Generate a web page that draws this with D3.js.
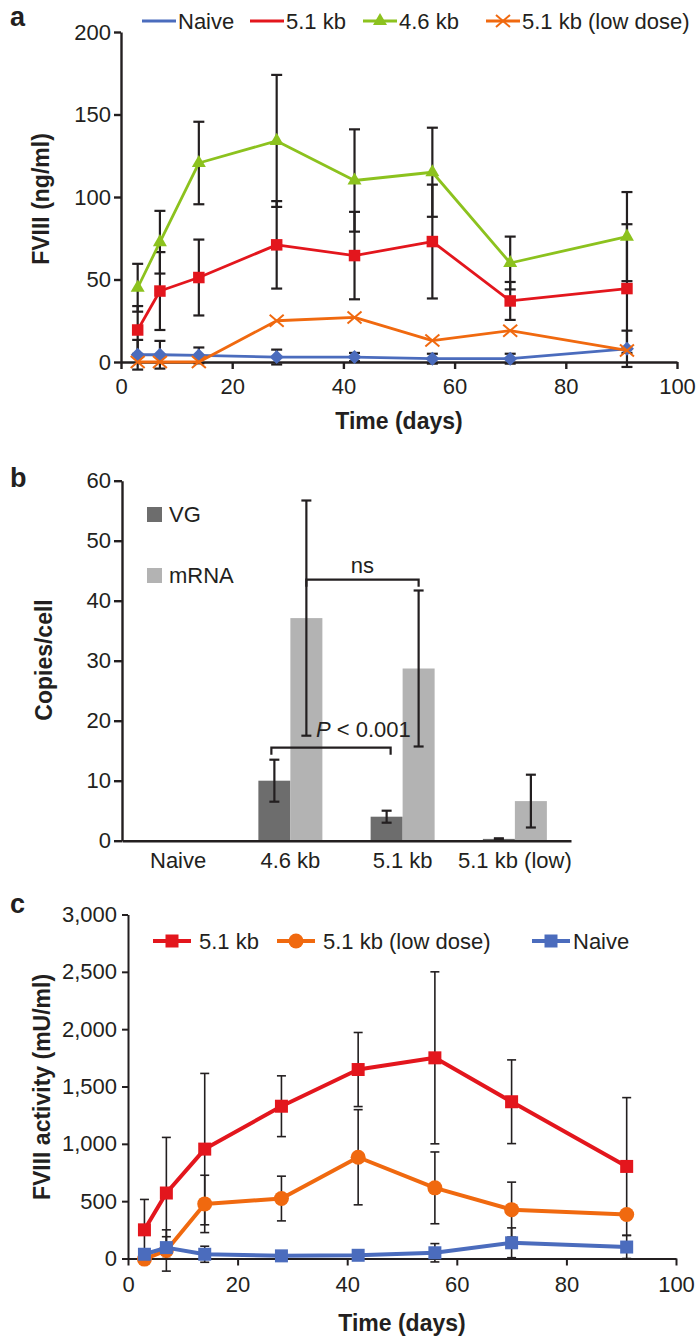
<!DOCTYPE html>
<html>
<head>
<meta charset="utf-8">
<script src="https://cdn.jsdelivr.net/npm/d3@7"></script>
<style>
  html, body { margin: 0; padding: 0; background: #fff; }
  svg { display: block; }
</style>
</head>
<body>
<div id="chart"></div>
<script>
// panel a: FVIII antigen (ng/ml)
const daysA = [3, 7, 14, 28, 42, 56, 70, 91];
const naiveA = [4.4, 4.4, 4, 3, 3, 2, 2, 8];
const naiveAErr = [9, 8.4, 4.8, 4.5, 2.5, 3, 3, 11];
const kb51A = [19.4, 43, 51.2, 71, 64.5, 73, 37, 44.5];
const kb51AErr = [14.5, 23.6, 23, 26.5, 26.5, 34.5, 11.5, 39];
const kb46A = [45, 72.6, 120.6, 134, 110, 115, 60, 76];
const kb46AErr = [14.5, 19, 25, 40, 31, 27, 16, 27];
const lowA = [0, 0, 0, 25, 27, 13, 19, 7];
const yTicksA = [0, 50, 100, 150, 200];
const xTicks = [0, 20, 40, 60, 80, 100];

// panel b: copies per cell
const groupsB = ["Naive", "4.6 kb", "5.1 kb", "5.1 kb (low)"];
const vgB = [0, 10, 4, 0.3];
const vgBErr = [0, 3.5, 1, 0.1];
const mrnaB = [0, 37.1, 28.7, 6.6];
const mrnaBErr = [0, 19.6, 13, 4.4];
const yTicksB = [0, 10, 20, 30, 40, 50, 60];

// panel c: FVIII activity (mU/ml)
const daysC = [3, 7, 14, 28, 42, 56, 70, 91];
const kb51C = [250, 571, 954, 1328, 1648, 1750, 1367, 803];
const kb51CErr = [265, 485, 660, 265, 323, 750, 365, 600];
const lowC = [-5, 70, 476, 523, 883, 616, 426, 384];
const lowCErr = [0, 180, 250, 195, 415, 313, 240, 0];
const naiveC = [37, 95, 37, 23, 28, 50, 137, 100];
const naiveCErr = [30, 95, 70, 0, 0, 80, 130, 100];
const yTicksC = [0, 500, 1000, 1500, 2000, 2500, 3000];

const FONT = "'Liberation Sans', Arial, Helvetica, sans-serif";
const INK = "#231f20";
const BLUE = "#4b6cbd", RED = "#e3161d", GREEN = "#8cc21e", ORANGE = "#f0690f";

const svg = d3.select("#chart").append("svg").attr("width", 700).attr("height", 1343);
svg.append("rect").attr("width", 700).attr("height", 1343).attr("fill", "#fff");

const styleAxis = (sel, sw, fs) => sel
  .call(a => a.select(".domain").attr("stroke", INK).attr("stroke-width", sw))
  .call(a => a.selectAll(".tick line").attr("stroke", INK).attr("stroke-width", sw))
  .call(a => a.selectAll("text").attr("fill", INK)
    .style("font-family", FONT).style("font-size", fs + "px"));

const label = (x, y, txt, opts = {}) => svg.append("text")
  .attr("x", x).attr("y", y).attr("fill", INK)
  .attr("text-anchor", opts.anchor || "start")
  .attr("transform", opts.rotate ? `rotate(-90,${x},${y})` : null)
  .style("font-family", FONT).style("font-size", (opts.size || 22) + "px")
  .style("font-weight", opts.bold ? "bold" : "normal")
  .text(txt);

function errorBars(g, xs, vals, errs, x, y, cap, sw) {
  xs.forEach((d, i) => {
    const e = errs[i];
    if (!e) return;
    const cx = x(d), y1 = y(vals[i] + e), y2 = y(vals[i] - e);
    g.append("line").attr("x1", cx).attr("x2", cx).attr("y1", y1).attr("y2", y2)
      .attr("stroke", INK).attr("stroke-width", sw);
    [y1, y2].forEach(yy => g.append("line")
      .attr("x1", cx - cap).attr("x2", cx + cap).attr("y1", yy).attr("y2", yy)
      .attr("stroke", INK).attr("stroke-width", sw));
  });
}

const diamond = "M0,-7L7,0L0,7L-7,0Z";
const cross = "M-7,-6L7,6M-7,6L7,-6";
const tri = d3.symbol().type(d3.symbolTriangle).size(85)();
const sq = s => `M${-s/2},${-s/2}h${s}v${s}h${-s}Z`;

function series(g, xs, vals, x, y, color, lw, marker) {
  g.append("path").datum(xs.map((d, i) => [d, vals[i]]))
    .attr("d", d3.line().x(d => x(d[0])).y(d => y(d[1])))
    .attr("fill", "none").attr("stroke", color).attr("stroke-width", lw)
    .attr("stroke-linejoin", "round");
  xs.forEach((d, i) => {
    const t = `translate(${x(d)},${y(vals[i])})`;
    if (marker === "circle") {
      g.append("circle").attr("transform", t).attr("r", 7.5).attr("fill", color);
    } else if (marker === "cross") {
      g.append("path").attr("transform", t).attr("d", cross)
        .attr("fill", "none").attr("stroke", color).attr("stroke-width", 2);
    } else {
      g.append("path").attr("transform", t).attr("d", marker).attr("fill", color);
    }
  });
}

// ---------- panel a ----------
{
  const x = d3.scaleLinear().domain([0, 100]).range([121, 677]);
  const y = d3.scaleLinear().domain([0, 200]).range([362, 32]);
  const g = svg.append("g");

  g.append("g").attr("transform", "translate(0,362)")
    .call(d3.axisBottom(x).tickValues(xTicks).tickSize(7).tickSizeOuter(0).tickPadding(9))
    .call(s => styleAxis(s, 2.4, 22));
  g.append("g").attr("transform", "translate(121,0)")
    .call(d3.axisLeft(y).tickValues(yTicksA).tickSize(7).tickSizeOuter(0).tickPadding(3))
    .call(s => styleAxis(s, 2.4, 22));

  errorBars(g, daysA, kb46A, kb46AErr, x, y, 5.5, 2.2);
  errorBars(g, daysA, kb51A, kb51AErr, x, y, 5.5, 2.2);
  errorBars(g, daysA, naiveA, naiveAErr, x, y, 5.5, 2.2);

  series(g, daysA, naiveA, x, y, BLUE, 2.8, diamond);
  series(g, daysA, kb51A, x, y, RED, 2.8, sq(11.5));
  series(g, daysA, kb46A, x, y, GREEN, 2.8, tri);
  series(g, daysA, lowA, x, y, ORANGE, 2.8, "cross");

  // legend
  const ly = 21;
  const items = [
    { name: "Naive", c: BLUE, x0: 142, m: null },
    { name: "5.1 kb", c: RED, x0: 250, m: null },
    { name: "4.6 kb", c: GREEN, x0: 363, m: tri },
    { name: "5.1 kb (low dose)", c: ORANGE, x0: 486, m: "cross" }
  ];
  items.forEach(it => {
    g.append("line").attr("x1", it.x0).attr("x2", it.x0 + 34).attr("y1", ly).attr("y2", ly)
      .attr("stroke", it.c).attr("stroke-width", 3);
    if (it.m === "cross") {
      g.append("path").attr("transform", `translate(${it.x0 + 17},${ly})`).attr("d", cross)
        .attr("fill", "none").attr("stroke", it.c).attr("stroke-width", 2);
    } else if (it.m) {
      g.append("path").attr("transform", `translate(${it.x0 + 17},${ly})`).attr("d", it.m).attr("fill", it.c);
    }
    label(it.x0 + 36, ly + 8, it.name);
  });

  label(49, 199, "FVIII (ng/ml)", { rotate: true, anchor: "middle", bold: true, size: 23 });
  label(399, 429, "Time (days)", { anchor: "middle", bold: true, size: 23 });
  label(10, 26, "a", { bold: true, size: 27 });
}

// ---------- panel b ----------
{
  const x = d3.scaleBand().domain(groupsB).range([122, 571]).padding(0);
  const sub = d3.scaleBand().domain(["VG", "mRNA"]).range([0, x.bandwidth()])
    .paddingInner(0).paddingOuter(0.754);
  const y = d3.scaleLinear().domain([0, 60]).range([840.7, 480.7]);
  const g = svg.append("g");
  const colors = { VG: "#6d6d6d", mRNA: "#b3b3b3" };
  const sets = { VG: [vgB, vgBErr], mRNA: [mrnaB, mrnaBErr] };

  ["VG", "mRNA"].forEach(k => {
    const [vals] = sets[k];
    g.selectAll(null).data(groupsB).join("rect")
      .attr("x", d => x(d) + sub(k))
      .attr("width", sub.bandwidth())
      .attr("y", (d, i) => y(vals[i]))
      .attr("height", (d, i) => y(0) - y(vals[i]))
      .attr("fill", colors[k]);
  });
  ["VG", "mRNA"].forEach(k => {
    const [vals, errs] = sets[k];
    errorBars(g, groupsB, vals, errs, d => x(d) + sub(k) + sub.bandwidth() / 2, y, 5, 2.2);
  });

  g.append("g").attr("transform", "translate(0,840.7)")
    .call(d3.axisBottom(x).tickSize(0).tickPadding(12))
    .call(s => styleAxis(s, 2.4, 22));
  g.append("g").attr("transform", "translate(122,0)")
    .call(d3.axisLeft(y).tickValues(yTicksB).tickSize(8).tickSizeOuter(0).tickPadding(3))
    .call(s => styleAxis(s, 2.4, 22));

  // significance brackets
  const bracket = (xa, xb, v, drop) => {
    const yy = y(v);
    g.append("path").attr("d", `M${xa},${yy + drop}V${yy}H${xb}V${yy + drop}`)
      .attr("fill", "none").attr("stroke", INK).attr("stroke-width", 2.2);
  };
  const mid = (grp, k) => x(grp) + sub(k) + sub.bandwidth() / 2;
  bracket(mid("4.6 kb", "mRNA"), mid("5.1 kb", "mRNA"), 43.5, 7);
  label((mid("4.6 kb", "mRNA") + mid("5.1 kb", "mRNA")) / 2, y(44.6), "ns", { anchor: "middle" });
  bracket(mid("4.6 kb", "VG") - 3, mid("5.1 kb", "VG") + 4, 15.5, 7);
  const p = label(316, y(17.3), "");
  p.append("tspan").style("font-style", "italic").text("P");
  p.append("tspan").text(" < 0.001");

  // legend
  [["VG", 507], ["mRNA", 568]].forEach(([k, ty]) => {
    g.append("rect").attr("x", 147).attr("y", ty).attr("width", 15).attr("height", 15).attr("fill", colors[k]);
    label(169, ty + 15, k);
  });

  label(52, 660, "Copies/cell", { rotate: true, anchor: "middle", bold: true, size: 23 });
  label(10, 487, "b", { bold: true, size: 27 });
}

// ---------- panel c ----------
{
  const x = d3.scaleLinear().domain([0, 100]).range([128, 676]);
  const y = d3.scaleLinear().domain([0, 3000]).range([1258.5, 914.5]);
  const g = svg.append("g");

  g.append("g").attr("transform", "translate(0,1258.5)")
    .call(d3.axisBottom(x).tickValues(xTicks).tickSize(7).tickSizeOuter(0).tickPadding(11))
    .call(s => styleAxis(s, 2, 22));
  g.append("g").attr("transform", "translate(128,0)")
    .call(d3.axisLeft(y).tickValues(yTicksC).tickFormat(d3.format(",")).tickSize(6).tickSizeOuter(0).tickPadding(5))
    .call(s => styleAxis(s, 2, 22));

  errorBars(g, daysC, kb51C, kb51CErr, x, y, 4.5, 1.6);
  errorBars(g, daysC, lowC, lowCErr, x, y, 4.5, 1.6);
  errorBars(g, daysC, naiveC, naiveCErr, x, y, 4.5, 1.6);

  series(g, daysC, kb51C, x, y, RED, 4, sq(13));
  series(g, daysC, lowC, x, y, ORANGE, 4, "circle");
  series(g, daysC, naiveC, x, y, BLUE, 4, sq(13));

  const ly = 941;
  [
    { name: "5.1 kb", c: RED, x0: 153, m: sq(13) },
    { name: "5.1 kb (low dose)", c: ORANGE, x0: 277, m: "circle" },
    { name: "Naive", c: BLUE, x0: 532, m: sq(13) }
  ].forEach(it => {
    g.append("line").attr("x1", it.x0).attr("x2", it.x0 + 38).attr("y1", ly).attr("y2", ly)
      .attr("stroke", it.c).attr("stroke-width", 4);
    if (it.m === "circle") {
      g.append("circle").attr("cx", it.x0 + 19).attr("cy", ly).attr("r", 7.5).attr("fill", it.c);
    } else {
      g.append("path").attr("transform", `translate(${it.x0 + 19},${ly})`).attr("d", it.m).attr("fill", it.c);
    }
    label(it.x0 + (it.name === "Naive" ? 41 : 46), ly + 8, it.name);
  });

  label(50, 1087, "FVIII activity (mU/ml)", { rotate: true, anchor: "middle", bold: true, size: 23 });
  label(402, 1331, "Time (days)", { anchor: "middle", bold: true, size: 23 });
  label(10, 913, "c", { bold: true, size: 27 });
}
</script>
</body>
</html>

EXERCISE DETAILS :: Leave out any pictures and return exactly the lines from the beginning of the data through the line with "const yTicksB = [0, 10, 20, 30, 40, 50, 60];", inclusive.

OUTPUT BELOW ::
Generate a web page that draws this with D3.js.
<!DOCTYPE html>
<html>
<head>
<meta charset="utf-8">
<script src="https://cdn.jsdelivr.net/npm/d3@7"></script>
<style>
  html, body { margin: 0; padding: 0; background: #fff; }
  svg { display: block; }
</style>
</head>
<body>
<div id="chart"></div>
<script>
// panel a: FVIII antigen (ng/ml)
const daysA = [3, 7, 14, 28, 42, 56, 70, 91];
const naiveA = [4.4, 4.4, 4, 3, 3, 2, 2, 8];
const naiveAErr = [9, 8.4, 4.8, 4.5, 2.5, 3, 3, 11];
const kb51A = [19.4, 43, 51.2, 71, 64.5, 73, 37, 44.5];
const kb51AErr = [14.5, 23.6, 23, 26.5, 26.5, 34.5, 11.5, 39];
const kb46A = [45, 72.6, 120.6, 134, 110, 115, 60, 76];
const kb46AErr = [14.5, 19, 25, 40, 31, 27, 16, 27];
const lowA = [0, 0, 0, 25, 27, 13, 19, 7];
const yTicksA = [0, 50, 100, 150, 200];
const xTicks = [0, 20, 40, 60, 80, 100];

// panel b: copies per cell
const groupsB = ["Naive", "4.6 kb", "5.1 kb", "5.1 kb (low)"];
const vgB = [0, 10, 4, 0.3];
const vgBErr = [0, 3.5, 1, 0.1];
const mrnaB = [0, 37.1, 28.7, 6.6];
const mrnaBErr = [0, 19.6, 13, 4.4];
const yTicksB = [0, 10, 20, 30, 40, 50, 60];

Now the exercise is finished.